WHAT THE EXERCISE ASKS
Go through the data below and copy it exactly, skipping every picture.
## START
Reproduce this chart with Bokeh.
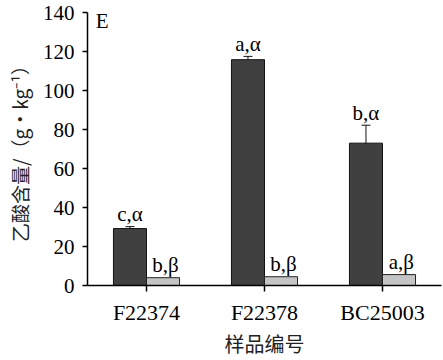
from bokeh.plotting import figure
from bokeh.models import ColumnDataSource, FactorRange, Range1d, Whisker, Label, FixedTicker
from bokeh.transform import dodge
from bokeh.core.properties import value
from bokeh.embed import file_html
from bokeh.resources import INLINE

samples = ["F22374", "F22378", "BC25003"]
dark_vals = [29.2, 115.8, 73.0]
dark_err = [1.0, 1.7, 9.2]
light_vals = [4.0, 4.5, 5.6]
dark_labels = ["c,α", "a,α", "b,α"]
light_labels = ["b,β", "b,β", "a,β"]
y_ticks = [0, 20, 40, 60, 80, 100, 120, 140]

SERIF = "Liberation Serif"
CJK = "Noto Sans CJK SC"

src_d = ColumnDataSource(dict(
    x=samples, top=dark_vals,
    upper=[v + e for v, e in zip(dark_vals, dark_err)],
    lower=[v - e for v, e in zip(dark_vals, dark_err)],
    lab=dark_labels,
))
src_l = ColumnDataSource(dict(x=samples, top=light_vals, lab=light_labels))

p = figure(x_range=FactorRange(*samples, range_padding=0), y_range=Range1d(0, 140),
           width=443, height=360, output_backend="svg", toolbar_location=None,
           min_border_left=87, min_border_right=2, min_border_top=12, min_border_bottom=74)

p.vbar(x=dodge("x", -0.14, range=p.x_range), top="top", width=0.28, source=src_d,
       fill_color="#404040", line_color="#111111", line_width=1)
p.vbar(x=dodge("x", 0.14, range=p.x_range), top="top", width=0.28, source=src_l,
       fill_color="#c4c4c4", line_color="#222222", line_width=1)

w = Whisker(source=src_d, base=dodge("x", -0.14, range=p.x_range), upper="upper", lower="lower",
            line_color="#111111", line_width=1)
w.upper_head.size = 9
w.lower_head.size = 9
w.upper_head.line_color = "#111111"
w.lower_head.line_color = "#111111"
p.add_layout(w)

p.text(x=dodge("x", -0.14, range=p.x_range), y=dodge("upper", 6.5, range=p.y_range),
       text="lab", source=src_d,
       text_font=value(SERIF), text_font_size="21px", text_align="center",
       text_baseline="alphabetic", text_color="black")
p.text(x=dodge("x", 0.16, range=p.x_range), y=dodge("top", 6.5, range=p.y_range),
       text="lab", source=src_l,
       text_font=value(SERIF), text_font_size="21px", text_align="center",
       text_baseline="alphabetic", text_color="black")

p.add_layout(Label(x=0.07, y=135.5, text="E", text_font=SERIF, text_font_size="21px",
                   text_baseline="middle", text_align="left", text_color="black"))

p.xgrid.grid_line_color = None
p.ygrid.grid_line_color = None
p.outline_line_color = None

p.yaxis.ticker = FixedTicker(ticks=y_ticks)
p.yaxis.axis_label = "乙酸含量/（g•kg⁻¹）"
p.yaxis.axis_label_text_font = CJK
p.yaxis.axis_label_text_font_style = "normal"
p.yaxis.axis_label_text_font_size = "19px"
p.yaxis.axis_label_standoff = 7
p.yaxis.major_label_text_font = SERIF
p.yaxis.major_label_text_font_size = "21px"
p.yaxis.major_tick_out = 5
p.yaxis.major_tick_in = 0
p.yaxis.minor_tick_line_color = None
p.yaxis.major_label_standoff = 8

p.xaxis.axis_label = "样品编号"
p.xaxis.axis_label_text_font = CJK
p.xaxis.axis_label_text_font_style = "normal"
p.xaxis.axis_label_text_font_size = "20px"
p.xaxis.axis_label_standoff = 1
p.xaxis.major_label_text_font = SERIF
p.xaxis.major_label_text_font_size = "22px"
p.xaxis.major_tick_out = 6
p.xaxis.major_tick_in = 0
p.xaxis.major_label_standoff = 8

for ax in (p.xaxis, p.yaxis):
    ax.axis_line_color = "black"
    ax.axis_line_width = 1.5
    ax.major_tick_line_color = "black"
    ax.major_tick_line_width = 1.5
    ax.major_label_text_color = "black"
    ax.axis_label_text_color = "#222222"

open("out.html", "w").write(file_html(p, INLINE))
## END
SOLUTION FOR THIS PROBLEM
Reproduce this chart with Bokeh.
from bokeh.plotting import figure
from bokeh.models import ColumnDataSource, FactorRange, Range1d, Whisker, Label, FixedTicker
from bokeh.transform import dodge
from bokeh.core.properties import value
from bokeh.embed import file_html
from bokeh.resources import INLINE

samples = ["F22374", "F22378", "BC25003"]
dark_vals = [29.2, 115.8, 73.0]
dark_err = [1.0, 1.7, 9.2]
light_vals = [4.0, 4.5, 5.6]
dark_labels = ["c,α", "a,α", "b,α"]
light_labels = ["b,β", "b,β", "a,β"]
y_ticks = [0, 20, 40, 60, 80, 100, 120, 140]

SERIF = "Liberation Serif"
CJK = "Noto Sans CJK SC"

src_d = ColumnDataSource(dict(
    x=samples, top=dark_vals,
    upper=[v + e for v, e in zip(dark_vals, dark_err)],
    lower=[v - e for v, e in zip(dark_vals, dark_err)],
    lab=dark_labels,
))
src_l = ColumnDataSource(dict(x=samples, top=light_vals, lab=light_labels))

p = figure(x_range=FactorRange(*samples, range_padding=0), y_range=Range1d(0, 140),
           width=443, height=360, output_backend="svg", toolbar_location=None,
           min_border_left=87, min_border_right=2, min_border_top=12, min_border_bottom=74)

p.vbar(x=dodge("x", -0.14, range=p.x_range), top="top", width=0.28, source=src_d,
       fill_color="#404040", line_color="#111111", line_width=1)
p.vbar(x=dodge("x", 0.14, range=p.x_range), top="top", width=0.28, source=src_l,
       fill_color="#c4c4c4", line_color="#222222", line_width=1)

w = Whisker(source=src_d, base=dodge("x", -0.14, range=p.x_range), upper="upper", lower="lower",
            line_color="#111111", line_width=1)
w.upper_head.size = 9
w.lower_head.size = 9
w.upper_head.line_color = "#111111"
w.lower_head.line_color = "#111111"
p.add_layout(w)

p.text(x=dodge("x", -0.14, range=p.x_range), y=dodge("upper", 6.5, range=p.y_range),
       text="lab", source=src_d,
       text_font=value(SERIF), text_font_size="21px", text_align="center",
       text_baseline="alphabetic", text_color="black")
p.text(x=dodge("x", 0.16, range=p.x_range), y=dodge("top", 6.5, range=p.y_range),
       text="lab", source=src_l,
       text_font=value(SERIF), text_font_size="21px", text_align="center",
       text_baseline="alphabetic", text_color="black")

p.add_layout(Label(x=0.07, y=135.5, text="E", text_font=SERIF, text_font_size="21px",
                   text_baseline="middle", text_align="left", text_color="black"))

p.xgrid.grid_line_color = None
p.ygrid.grid_line_color = None
p.outline_line_color = None

p.yaxis.ticker = FixedTicker(ticks=y_ticks)
p.yaxis.axis_label = "乙酸含量/（g•kg⁻¹）"
p.yaxis.axis_label_text_font = CJK
p.yaxis.axis_label_text_font_style = "normal"
p.yaxis.axis_label_text_font_size = "19px"
p.yaxis.axis_label_standoff = 7
p.yaxis.major_label_text_font = SERIF
p.yaxis.major_label_text_font_size = "21px"
p.yaxis.major_tick_out = 5
p.yaxis.major_tick_in = 0
p.yaxis.minor_tick_line_color = None
p.yaxis.major_label_standoff = 8

p.xaxis.axis_label = "样品编号"
p.xaxis.axis_label_text_font = CJK
p.xaxis.axis_label_text_font_style = "normal"
p.xaxis.axis_label_text_font_size = "20px"
p.xaxis.axis_label_standoff = 1
p.xaxis.major_label_text_font = SERIF
p.xaxis.major_label_text_font_size = "22px"
p.xaxis.major_tick_out = 6
p.xaxis.major_tick_in = 0
p.xaxis.major_label_standoff = 8

for ax in (p.xaxis, p.yaxis):
    ax.axis_line_color = "black"
    ax.axis_line_width = 1.5
    ax.major_tick_line_color = "black"
    ax.major_tick_line_width = 1.5
    ax.major_label_text_color = "black"
    ax.axis_label_text_color = "#222222"

open("out.html", "w").write(file_html(p, INLINE))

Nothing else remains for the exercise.